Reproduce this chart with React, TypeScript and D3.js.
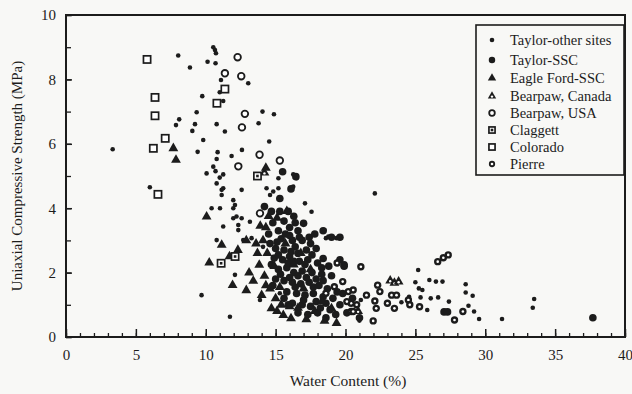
import React, { useEffect, useRef } from "react";
import * as d3 from "d3";

const width = 632;
const height = 394;
const font = "'Liberation Serif', 'Times New Roman', serif";
const ink = "#1c1c1c";

// [water content %, UCS MPa]
const taylorOther: number[][] = [
  [3.34, 5.83], [6.0, 4.65], [8.03, 8.74], [8.87, 8.37], [10.13, 8.55], [10.7, 8.5],
  [10.54, 9.0], [10.66, 8.91], [10.73, 8.81], [9.75, 7.48], [9.35, 6.98], [8.1, 6.76],
  [7.87, 6.58], [9.23, 6.61], [9.04, 6.4], [10.78, 6.61], [9.82, 6.12], [9.42, 5.75],
  [10.85, 5.74], [10.78, 5.53], [10.54, 5.29], [10.06, 5.08], [11.09, 7.98], [11.0, 7.6],
  [11.25, 7.33], [13.04, 7.88], [14.06, 7.0], [14.88, 6.92], [13.78, 6.64], [11.37, 6.38],
  [14.54, 6.07], [12.59, 5.81], [11.85, 5.62], [10.7, 5.15], [11.0, 4.95], [11.25, 5.05],
  [16.26, 5.05], [16.5, 4.93], [15.2, 4.93], [10.78, 4.77], [11.25, 4.62], [11.14, 4.41],
  [12.57, 4.57], [11.97, 4.25], [12.09, 4.1], [11.02, 4.0], [10.42, 4.0], [11.25, 3.43],
  [10.78, 3.01], [11.97, 3.69], [12.33, 3.48], [13.28, 3.07], [12.09, 1.93], [9.7, 1.3],
  [11.73, 0.63], [14.35, 4.62], [14.6, 4.41], [14.83, 4.52], [16.26, 4.67], [17.1, 4.15],
  [22.1, 4.46], [18.5, 3.32], [18.6, 3.07], [19.36, 3.07], [11.14, 4.57], [11.97, 4.0],
  [12.2, 3.74], [12.57, 3.69], [13.16, 3.58], [12.33, 3.32], [12.68, 3.01], [14.1, 2.8],
  [13.88, 1.15], [15.3, 1.36], [15.2, 4.62], [16.14, 4.62], [17.57, 3.89], [18.77, 3.12],
  [25.2, 2.08], [25.0, 1.7], [25.25, 1.51], [25.5, 1.46], [26.0, 1.77], [26.47, 1.72],
  [26.94, 1.72], [25.37, 1.23], [26.1, 1.2], [26.63, 1.23], [25.85, 0.84], [27.4, 1.1],
  [28.6, 1.64], [28.6, 1.38], [29.1, 1.28], [28.8, 0.97], [29.2, 0.79], [29.56, 0.56],
  [21.1, 1.15], [21.0, 0.51], [24.55, 1.25], [24.0, 1.08], [31.2, 0.56], [33.5, 1.18],
  [33.4, 0.91],
];

const taylorSSC: number[][] = [
  [15.3, 4.3], [15.5, 5.13], [16.45, 4.98], [16.1, 4.6], [15.9, 3.9], [16.3, 3.75],
  [17.0, 3.53], [15.6, 3.6], [16.0, 3.4], [16.6, 3.3], [15.2, 3.3], [14.8, 3.55],
  [15.4, 3.05], [16.2, 3.0], [16.9, 3.0], [17.4, 3.1], [17.8, 3.2], [18.4, 3.3],
  [14.6, 2.9], [15.0, 2.75], [15.6, 2.7], [16.4, 2.8], [17.2, 2.7], [17.9, 2.75],
  [18.4, 2.44], [14.9, 2.45], [15.5, 2.4], [16.0, 2.5], [16.7, 2.35], [17.3, 2.4],
  [18.0, 2.3], [18.8, 2.2], [15.2, 2.1], [15.8, 2.15], [16.3, 2.0], [16.9, 2.05],
  [17.6, 2.0], [18.3, 1.95], [19.0, 1.9], [15.0, 1.8], [15.6, 1.75], [16.2, 1.7],
  [16.8, 1.65], [17.4, 1.7], [18.1, 1.6], [18.7, 1.5], [15.8, 1.4], [16.5, 1.35],
  [17.1, 1.3], [17.7, 1.35], [18.4, 1.25], [19.1, 1.2], [16.2, 1.05], [16.9, 1.0],
  [17.5, 0.95], [18.2, 0.9], [18.9, 0.85], [19.6, 1.0], [17.3, 0.7], [18.6, 0.6],
  [20.1, 0.75], [21.0, 0.6], [20.5, 1.2], [19.8, 1.35], [27.05, 0.78], [27.3, 0.78],
  [37.7, 0.6], [14.2, 4.05], [14.7, 3.9], [19.0, 3.1], [19.6, 3.1], [19.6, 2.4],
  [19.9, 2.2], [19.9, 2.24], [15.3, 3.9], [15.7, 3.2], [16.4, 3.55], [15.1, 2.95],
  [16.6, 2.6], [17.6, 2.55], [14.7, 2.25], [15.35, 1.95], [16.0, 1.85], [16.6, 1.9],
  [17.2, 1.85], [17.9, 1.8], [15.6, 1.2], [16.4, 1.55], [17.0, 1.15], [17.9, 1.1],
  [18.6, 1.05], [17.7, 1.55], [18.4, 1.75], [16.1, 2.65], [16.7, 3.1], [17.1, 2.25],
  [18.3, 2.15], [15.9, 1.0], [16.6, 0.75], [18.0, 0.75], [19.3, 0.7], [19.4, 1.4],
  [15.2, 2.55], [15.9, 2.3], [17.5, 2.9], [16.0, 3.15], [14.5, 3.2], [14.8, 1.6],
  [16.3, 2.35],
];

const eagleFord: number[][] = [
  [7.68, 5.86], [7.87, 5.5], [10.06, 3.74], [10.25, 2.31], [11.14, 2.86], [11.92, 1.61],
  [13.4, 1.74], [14.7, 0.89], [15.55, 0.68], [16.1, 0.58], [19.36, 0.43], [15.8, 3.91],
  [14.1, 3.0], [13.83, 2.24], [19.0, 0.89], [14.4, 2.6], [14.2, 1.9], [14.6, 1.5],
  [15.0, 1.2], [14.3, 3.4], [15.1, 3.7], [15.4, 1.0], [16.6, 0.9], [17.0, 1.5],
  [17.8, 0.8], [16.3, 2.25], [15.7, 2.9], [14.9, 2.2], [13.6, 2.9], [12.9, 3.0],
  [12.3, 2.7], [13.1, 2.0], [14.0, 1.3], [18.3, 1.1], [16.8, 2.6], [15.3, 1.55],
  [14.5, 3.75], [13.9, 3.45], [12.9, 1.45], [11.7, 2.5], [17.5, 2.1], [14.3, 5.25],
  [15.1, 0.8], [16.0, 0.95], [17.2, 0.55], [18.5, 0.5], [14.3, 1.6], [13.7, 2.6],
];

const bearpawCanada: number[][] = [
  [23.2, 1.75], [23.5, 1.68], [23.8, 1.72], [20.9, 0.8], [14.2, 5.1],
];

const bearpawUSA: number[][] = [
  [12.28, 8.69], [11.37, 8.19], [12.54, 8.1], [12.8, 6.93], [12.59, 6.51],
  [13.85, 5.66], [12.33, 5.3], [15.3, 5.48], [13.88, 3.84],
];

const claggett: number[][] = [
  [11.1, 2.29], [12.1, 2.5], [13.7, 5.0],
];

const colorado: number[][] = [
  [5.8, 8.62], [6.37, 7.44], [6.37, 6.87], [7.1, 6.17], [6.25, 5.86], [6.58, 4.43],
  [11.37, 7.7], [10.8, 7.26],
];

const pierre: number[][] = [
  [19.8, 1.72], [20.2, 1.41], [20.4, 1.05], [19.2, 1.56], [18.6, 1.36], [20.8, 1.0],
  [20.4, 0.79], [21.1, 2.18], [20.55, 1.46], [22.3, 1.61], [22.46, 1.41], [22.1, 1.12],
  [22.2, 0.89], [21.98, 0.5], [23.5, 0.89], [23.3, 1.3], [23.65, 1.3], [24.5, 1.15],
  [25.3, 0.94], [27.8, 0.53], [28.4, 0.79], [20.55, 0.79], [20.1, 1.1], [26.6, 2.34],
  [27.0, 2.46], [27.35, 2.55], [19.4, 2.3], [21.5, 1.3], [23.0, 1.05], [24.6, 1.0],
];

const legendNames = [
  "Taylor-other sites",
  "Taylor-SSC",
  "Eagle Ford-SSC",
  "Bearpaw, Canada",
  "Bearpaw, USA",
  "Claggett",
  "Colorado",
  "Pierre",
];

const xTicks = [0, 5, 10, 15, 20, 25, 30, 35, 40];
const yTicks = [0, 2, 4, 6, 8, 10];

// draws one marker of the given kind centred at (cx, cy)
function drawMarker(g: any, kind: number, cx: number, cy: number, s = 1) {
  const tri = d3.symbol().type(d3.symbolTriangle).size(42 * s * s);
  switch (kind) {
    case 0:
      g.append("circle").attr("cx", cx).attr("cy", cy).attr("r", 2.3).attr("fill", ink);
      break;
    case 1:
      g.append("circle").attr("cx", cx).attr("cy", cy).attr("r", 3.8 * s).attr("fill", ink);
      break;
    case 2:
      g.append("path").attr("d", tri()).attr("transform", `translate(${cx},${cy})`).attr("fill", ink);
      break;
    case 3:
      g.append("path").attr("d", tri()).attr("transform", `translate(${cx},${cy})`).attr("fill", ink);
      g.append("circle").attr("cx", cx).attr("cy", cy + 0.6).attr("r", 1.2).attr("fill", "#fff");
      break;
    case 4:
      g.append("circle").attr("cx", cx).attr("cy", cy).attr("r", 3.3 * s)
        .attr("fill", "#fff").attr("stroke", ink).attr("stroke-width", 1.8);
      break;
    case 5:
      g.append("rect").attr("x", cx - 3.6 * s).attr("y", cy - 3.6 * s).attr("width", 7.2 * s).attr("height", 7.2 * s)
        .attr("fill", "#fff").attr("stroke", ink).attr("stroke-width", 1.7);
      g.append("rect").attr("x", cx - 1.3).attr("y", cy - 1.3).attr("width", 2.6).attr("height", 2.6)
        .attr("fill", ink);
      break;
    case 6:
      g.append("rect").attr("x", cx - 3.6 * s).attr("y", cy - 3.6 * s).attr("width", 7.2 * s).attr("height", 7.2 * s)
        .attr("fill", "#fff").attr("stroke", ink).attr("stroke-width", 1.7);
      break;
    default:
      g.append("circle").attr("cx", cx).attr("cy", cy).attr("r", 3.7 * s).attr("fill", ink);
      g.append("circle").attr("cx", cx).attr("cy", cy).attr("r", 1.3).attr("fill", "#fff");
  }
}

export default function App() {
  const svgRef = useRef<SVGSVGElement>(null);

  useEffect(() => {
    const svg = d3.select(svgRef.current);
    svg.selectAll("*").remove();

    const x = d3.scaleLinear().domain([0, 40]).range([66, 625]);
    const y = d3.scaleLinear().domain([0, 10]).range([337, 15]);

    svg.append("rect").attr("width", width).attr("height", height).attr("fill", "#f8f8f6");

    // minor ticks every 1 unit
    const xMinor = d3.axisBottom(x).tickValues(d3.range(0, 41)).tickSizeInner(-4).tickSizeOuter(0).tickFormat(() => "");
    svg.append("g").attr("transform", "translate(0,337)").call(xMinor)
      .call((g: any) => g.select(".domain").remove())
      .selectAll("line").attr("stroke", ink).attr("stroke-width", 1.3);

    const xAxis = d3.axisBottom(x).tickValues(xTicks).tickSizeInner(-8).tickSizeOuter(0).tickPadding(12).tickFormat((d) => String(d));
    const gx = svg.append("g").attr("transform", "translate(0,337)").call(xAxis);
    gx.select(".domain").remove();
    gx.selectAll("line").attr("stroke", ink).attr("stroke-width", 1.5);
    gx.selectAll("text").style("font-family", font).style("font-size", "15px").attr("fill", ink);

    const yMinor = d3.axisLeft(y).tickValues(d3.range(0, 11)).tickSizeInner(-5).tickSizeOuter(0).tickFormat(() => "");
    svg.append("g").attr("transform", "translate(66,0)").call(yMinor)
      .call((g: any) => g.select(".domain").remove())
      .selectAll("line").attr("stroke", ink).attr("stroke-width", 1.3);

    const yAxis = d3.axisLeft(y).tickValues(yTicks).tickSizeInner(-6).tickSizeOuter(0).tickPadding(10).tickFormat((d) => String(d));
    const gy = svg.append("g").attr("transform", "translate(66,0)").call(yAxis);
    gy.select(".domain").remove();
    gy.selectAll("line").attr("stroke", ink).attr("stroke-width", 1.5);
    gy.selectAll("text").style("font-family", font).style("font-size", "15px").attr("fill", ink);

    // frame
    svg.append("rect").attr("x", 66).attr("y", 15).attr("width", 559).attr("height", 322)
      .attr("fill", "none").attr("stroke", ink).attr("stroke-width", 2);

    // points
    const series = [taylorOther, taylorSSC, eagleFord, bearpawCanada, bearpawUSA, claggett, colorado, pierre];
    const pts = svg.append("g");
    series.forEach((s, k) => {
      s.forEach((d) => drawMarker(pts, k, x(d[0]), y(d[1])));
    });

    // legend
    const legend = svg.append("g");
    legend.append("rect").attr("x", 476).attr("y", 25).attr("width", 148).attr("height", 150)
      .attr("fill", "#f8f8f6").attr("stroke", ink).attr("stroke-width", 1.6);
    const legendY = [40, 60, 78, 96, 113, 130, 147, 164];
    legendNames.forEach((name, i) => {
      drawMarker(legend, i, 492, legendY[i], 0.85);
      legend.append("text").attr("x", 510).attr("y", legendY[i]).attr("dy", "0.35em")
        .text(name).style("font-family", font).style("font-size", "14.5px").attr("fill", ink);
    });

    // axis titles
    svg.append("text").attr("x", 348).attr("y", 386).attr("text-anchor", "middle")
      .text("Water Content  (%)").style("font-family", font).style("font-size", "15.5px").attr("fill", ink);
    svg.append("text").attr("transform", "translate(22,176) rotate(-90)").attr("text-anchor", "middle")
      .text("Uniaxial Compressive Strength  (MPa)").style("font-family", font).style("font-size", "15px").attr("fill", ink);
  }, []);

  return (
    <svg ref={svgRef} width={width} height={height} style={{ position: "absolute", left: 0, top: 0 }}></svg>
  );
}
------------------------
[EXERCISE]
Sift the material for lines with the string "React". Copy each one found.

[RESULT FOR THIS EXERCISE]
Reproduce this chart with React, TypeScript and D3.js.
import React, { useEffect, useRef } from "react";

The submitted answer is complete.